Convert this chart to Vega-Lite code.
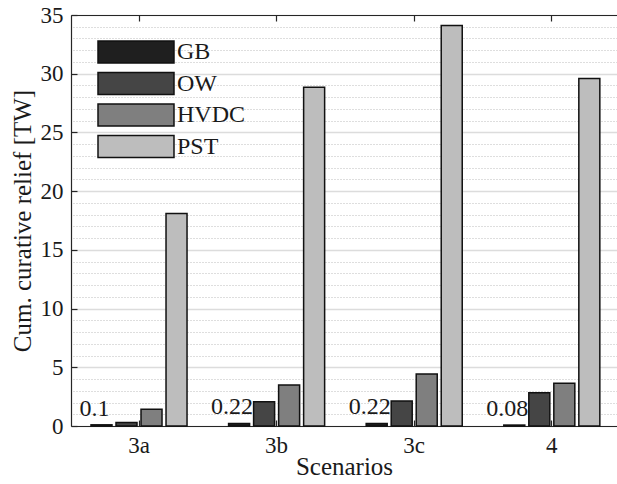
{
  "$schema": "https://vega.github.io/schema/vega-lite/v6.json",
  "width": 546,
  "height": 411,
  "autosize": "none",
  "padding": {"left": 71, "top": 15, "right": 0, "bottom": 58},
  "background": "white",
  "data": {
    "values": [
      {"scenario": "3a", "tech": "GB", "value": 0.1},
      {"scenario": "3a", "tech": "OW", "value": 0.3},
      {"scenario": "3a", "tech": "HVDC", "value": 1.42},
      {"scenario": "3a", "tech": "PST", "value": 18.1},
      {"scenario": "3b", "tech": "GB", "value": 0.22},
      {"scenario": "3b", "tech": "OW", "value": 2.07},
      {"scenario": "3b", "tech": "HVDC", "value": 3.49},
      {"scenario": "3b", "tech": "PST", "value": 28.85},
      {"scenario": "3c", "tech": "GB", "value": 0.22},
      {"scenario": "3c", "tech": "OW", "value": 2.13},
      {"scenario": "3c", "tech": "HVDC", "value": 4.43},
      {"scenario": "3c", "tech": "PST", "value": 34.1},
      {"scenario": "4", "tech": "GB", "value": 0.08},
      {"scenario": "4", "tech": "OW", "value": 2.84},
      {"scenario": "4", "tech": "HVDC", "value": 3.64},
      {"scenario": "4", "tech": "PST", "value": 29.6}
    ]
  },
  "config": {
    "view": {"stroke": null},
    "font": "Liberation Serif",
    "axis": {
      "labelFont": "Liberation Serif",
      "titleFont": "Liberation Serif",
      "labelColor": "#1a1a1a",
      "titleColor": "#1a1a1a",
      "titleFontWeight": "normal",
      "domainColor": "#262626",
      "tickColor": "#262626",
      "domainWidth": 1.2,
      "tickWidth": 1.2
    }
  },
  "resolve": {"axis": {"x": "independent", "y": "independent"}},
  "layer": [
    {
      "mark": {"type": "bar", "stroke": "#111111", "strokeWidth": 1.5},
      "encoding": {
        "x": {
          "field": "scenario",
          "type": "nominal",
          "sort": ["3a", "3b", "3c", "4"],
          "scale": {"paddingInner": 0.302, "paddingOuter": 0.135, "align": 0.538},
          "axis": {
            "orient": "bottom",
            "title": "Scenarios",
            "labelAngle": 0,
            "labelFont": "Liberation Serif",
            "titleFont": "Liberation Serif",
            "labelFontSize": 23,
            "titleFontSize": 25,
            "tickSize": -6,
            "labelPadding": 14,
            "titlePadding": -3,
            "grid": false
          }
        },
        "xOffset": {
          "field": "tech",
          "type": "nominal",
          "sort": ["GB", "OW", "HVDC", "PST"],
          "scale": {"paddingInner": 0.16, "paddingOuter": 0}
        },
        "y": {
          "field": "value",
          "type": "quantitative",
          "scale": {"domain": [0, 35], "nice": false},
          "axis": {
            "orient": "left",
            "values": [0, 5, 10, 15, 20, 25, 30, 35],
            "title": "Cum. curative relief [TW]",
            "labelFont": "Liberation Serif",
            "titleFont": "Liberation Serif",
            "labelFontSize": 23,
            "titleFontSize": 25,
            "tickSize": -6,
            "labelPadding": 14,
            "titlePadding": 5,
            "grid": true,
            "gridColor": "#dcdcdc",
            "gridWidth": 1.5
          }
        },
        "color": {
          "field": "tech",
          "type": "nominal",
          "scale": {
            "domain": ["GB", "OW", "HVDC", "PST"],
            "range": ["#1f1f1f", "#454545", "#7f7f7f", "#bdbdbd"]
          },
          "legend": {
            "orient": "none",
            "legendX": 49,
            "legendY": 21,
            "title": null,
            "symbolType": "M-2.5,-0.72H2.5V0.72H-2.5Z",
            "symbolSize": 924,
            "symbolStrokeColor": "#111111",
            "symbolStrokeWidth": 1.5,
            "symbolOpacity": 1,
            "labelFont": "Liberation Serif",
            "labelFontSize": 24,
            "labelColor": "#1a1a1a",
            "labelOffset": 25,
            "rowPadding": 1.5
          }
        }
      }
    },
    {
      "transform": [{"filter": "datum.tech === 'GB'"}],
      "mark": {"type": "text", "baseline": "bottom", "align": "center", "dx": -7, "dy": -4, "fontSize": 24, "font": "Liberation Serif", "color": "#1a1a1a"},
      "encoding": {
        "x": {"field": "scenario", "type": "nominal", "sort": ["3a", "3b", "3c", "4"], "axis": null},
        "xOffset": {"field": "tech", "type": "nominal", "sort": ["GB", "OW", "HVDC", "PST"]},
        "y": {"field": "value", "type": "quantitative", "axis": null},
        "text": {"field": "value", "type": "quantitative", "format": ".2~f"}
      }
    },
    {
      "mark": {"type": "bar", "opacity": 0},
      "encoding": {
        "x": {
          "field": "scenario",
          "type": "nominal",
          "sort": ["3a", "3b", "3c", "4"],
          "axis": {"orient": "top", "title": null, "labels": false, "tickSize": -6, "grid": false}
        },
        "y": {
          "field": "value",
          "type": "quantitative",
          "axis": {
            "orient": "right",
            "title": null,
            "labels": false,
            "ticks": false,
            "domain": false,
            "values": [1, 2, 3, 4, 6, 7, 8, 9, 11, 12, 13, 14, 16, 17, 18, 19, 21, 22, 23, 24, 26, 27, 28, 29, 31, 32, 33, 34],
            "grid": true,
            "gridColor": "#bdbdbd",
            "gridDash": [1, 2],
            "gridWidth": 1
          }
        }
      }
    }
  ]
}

::::::

_Directive_
Give every line back word for word and leave the pictures out.

_Answer for this exercise_
Convert this chart to Vega-Lite code.
{
  "$schema": "https://vega.github.io/schema/vega-lite/v6.json",
  "width": 546,
  "height": 411,
  "autosize": "none",
  "padding": {"left": 71, "top": 15, "right": 0, "bottom": 58},
  "background": "white",
  "data": {
    "values": [
      {"scenario": "3a", "tech": "GB", "value": 0.1},
      {"scenario": "3a", "tech": "OW", "value": 0.3},
      {"scenario": "3a", "tech": "HVDC", "value": 1.42},
      {"scenario": "3a", "tech": "PST", "value": 18.1},
      {"scenario": "3b", "tech": "GB", "value": 0.22},
      {"scenario": "3b", "tech": "OW", "value": 2.07},
      {"scenario": "3b", "tech": "HVDC", "value": 3.49},
      {"scenario": "3b", "tech": "PST", "value": 28.85},
      {"scenario": "3c", "tech": "GB", "value": 0.22},
      {"scenario": "3c", "tech": "OW", "value": 2.13},
      {"scenario": "3c", "tech": "HVDC", "value": 4.43},
      {"scenario": "3c", "tech": "PST", "value": 34.1},
      {"scenario": "4", "tech": "GB", "value": 0.08},
      {"scenario": "4", "tech": "OW", "value": 2.84},
      {"scenario": "4", "tech": "HVDC", "value": 3.64},
      {"scenario": "4", "tech": "PST", "value": 29.6}
    ]
  },
  "config": {
    "view": {"stroke": null},
    "font": "Liberation Serif",
    "axis": {
      "labelFont": "Liberation Serif",
      "titleFont": "Liberation Serif",
      "labelColor": "#1a1a1a",
      "titleColor": "#1a1a1a",
      "titleFontWeight": "normal",
      "domainColor": "#262626",
      "tickColor": "#262626",
      "domainWidth": 1.2,
      "tickWidth": 1.2
    }
  },
  "resolve": {"axis": {"x": "independent", "y": "independent"}},
  "layer": [
    {
      "mark": {"type": "bar", "stroke": "#111111", "strokeWidth": 1.5},
      "encoding": {
        "x": {
          "field": "scenario",
          "type": "nominal",
          "sort": ["3a", "3b", "3c", "4"],
          "scale": {"paddingInner": 0.302, "paddingOuter": 0.135, "align": 0.538},
          "axis": {
            "orient": "bottom",
            "title": "Scenarios",
            "labelAngle": 0,
            "labelFont": "Liberation Serif",
            "titleFont": "Liberation Serif",
            "labelFontSize": 23,
            "titleFontSize": 25,
            "tickSize": -6,
            "labelPadding": 14,
            "titlePadding": -3,
            "grid": false
          }
        },
        "xOffset": {
          "field": "tech",
          "type": "nominal",
          "sort": ["GB", "OW", "HVDC", "PST"],
          "scale": {"paddingInner": 0.16, "paddingOuter": 0}
        },
        "y": {
          "field": "value",
          "type": "quantitative",
          "scale": {"domain": [0, 35], "nice": false},
          "axis": {
            "orient": "left",
            "values": [0, 5, 10, 15, 20, 25, 30, 35],
            "title": "Cum. curative relief [TW]",
            "labelFont": "Liberation Serif",
            "titleFont": "Liberation Serif",
            "labelFontSize": 23,
            "titleFontSize": 25,
            "tickSize": -6,
            "labelPadding": 14,
            "titlePadding": 5,
            "grid": true,
            "gridColor": "#dcdcdc",
            "gridWidth": 1.5
          }
        },
        "color": {
          "field": "tech",
          "type": "nominal",
          "scale": {
            "domain": ["GB", "OW", "HVDC", "PST"],
            "range": ["#1f1f1f", "#454545", "#7f7f7f", "#bdbdbd"]
          },
          "legend": {
            "orient": "none",
            "legendX": 49,
            "legendY": 21,
            "title": null,
            "symbolType": "M-2.5,-0.72H2.5V0.72H-2.5Z",
            "symbolSize": 924,
            "symbolStrokeColor": "#111111",
            "symbolStrokeWidth": 1.5,
            "symbolOpacity": 1,
            "labelFont": "Liberation Serif",
            "labelFontSize": 24,
            "labelColor": "#1a1a1a",
            "labelOffset": 25,
            "rowPadding": 1.5
          }
        }
      }
    },
    {
      "transform": [{"filter": "datum.tech === 'GB'"}],
      "mark": {"type": "text", "baseline": "bottom", "align": "center", "dx": -7, "dy": -4, "fontSize": 24, "font": "Liberation Serif", "color": "#1a1a1a"},
      "encoding": {
        "x": {"field": "scenario", "type": "nominal", "sort": ["3a", "3b", "3c", "4"], "axis": null},
        "xOffset": {"field": "tech", "type": "nominal", "sort": ["GB", "OW", "HVDC", "PST"]},
        "y": {"field": "value", "type": "quantitative", "axis": null},
        "text": {"field": "value", "type": "quantitative", "format": ".2~f"}
      }
    },
    {
      "mark": {"type": "bar", "opacity": 0},
      "encoding": {
        "x": {
          "field": "scenario",
          "type": "nominal",
          "sort": ["3a", "3b", "3c", "4"],
          "axis": {"orient": "top", "title": null, "labels": false, "tickSize": -6, "grid": false}
        },
        "y": {
          "field": "value",
          "type": "quantitative",
          "axis": {
            "orient": "right",
            "title": null,
            "labels": false,
            "ticks": false,
            "domain": false,
            "values": [1, 2, 3, 4, 6, 7, 8, 9, 11, 12, 13, 14, 16, 17, 18, 19, 21, 22, 23, 24, 26, 27, 28, 29, 31, 32, 33, 34],
            "grid": true,
            "gridColor": "#bdbdbd",
            "gridDash": [1, 2],
            "gridWidth": 1
          }
        }
      }
    }
  ]
}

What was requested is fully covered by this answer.